De volgende gelijkenis van Jezus gaat er ook over dat je moet doen naar wat je zegt. Bovendien gaat deze gelijkenis nog een stuk verder. Hij spreekt hier tegen de hogepriesters en de oudsten:
Matth. 21: 28-31 Wat denkt u van het volgende? Iemand had twee zonen. Hij zei tegen de één: “Jongen, ga vandaag in de wijngaard aan het werk.” De zoon antwoordde: “Ik wil niet,” maar later bedacht hij zich en ging alsnog. Tegen de ander zei de man precies hetzelfde. Die antwoordde: “Ja, vader,” maar ging niet. Wie van de twee heeft nu de wil van de vader gedaan?” Ze zeiden: “De eerste”.
Deze gelijkenis gaat over het oordeel van God over de mensen,  want Jezus’antwoord aan de oudsten en hogepriesters is dan:  “Ik verzeker u: de tollenaars en de hoeren zijn u voor bij het binnengaan van het koninkrijk van God.” Want Johannes koos de weg van de gerechtigheid, toen hij naar u toe kwam.

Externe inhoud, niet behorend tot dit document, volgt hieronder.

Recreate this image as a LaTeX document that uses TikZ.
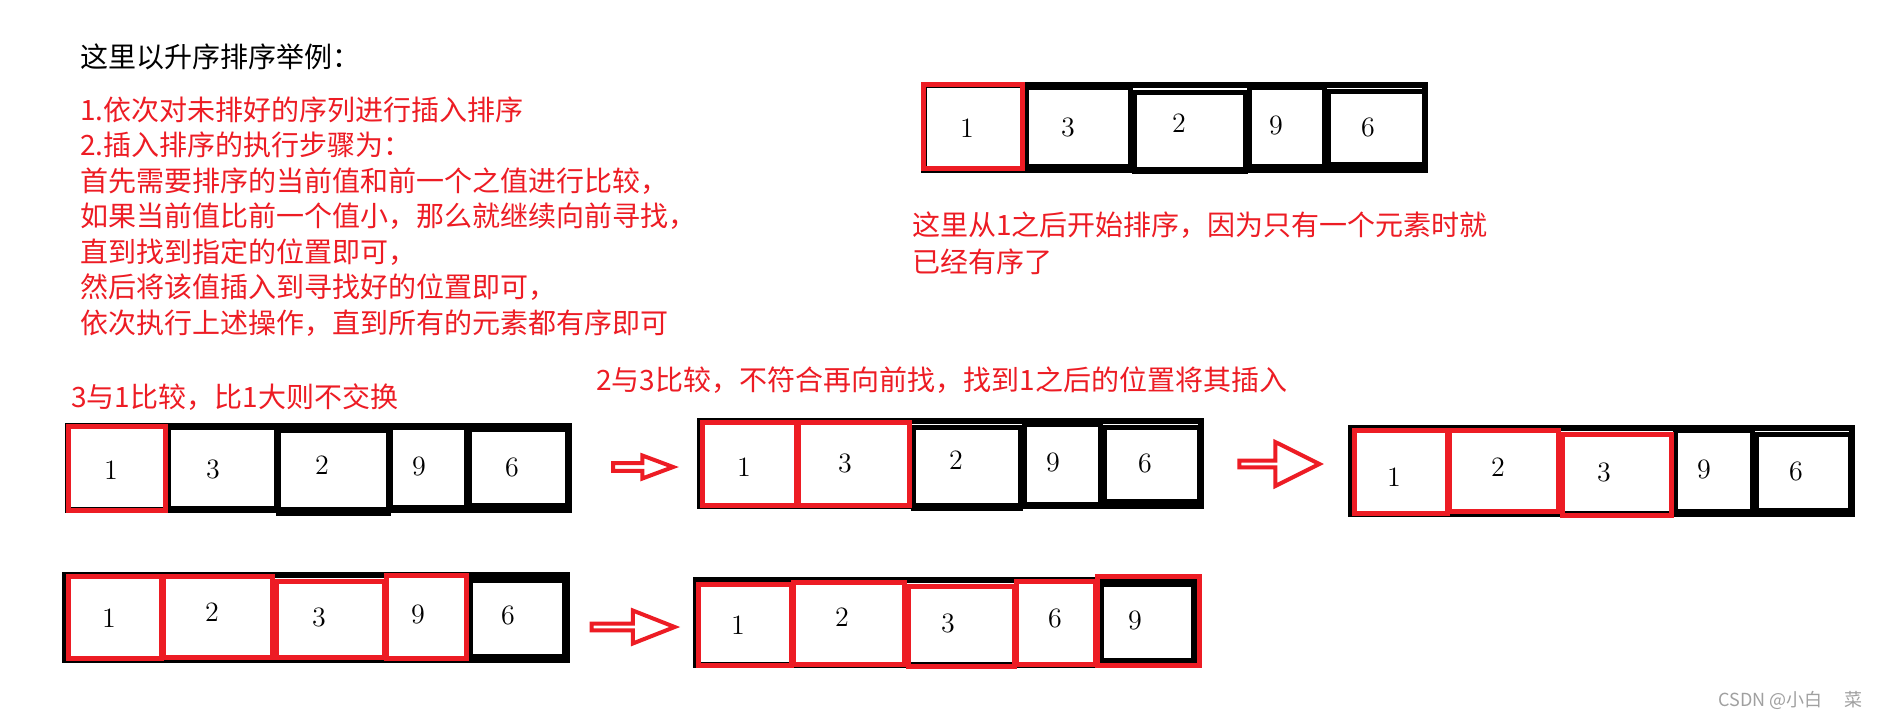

U geloofde hem niet, de tollenaars en de hoeren wel. En ook al zag u dat, u hebt u niet willen bedenken en hem alsnog willen geloven. De oudsten en hogepriesters wilden niet geloven dat Johannes genade predikte en doopte in naam van God, zij vonden Gods genade niet nodig te hebben. Zo wezen ze Jezus als hun Redder en Verlosser af en werd hun ja voor God nee. De hoeren en tollenaar hadden hun nee uitgesproken voor God door te kiezen voor de afgoden van geld en seks. Maar toen ze Johannes hoorden prediken en zich lieten dopen, bekeerden ze zich van hun afgoden en zetten hun levensweg voort achter God, de Heer als hun Leider aan. Hun nee was ja geworden. Zo gingen ze de Bijbelvaste oudsten en hogepriesters voor bij het binnengaan van het koninkrijk van God.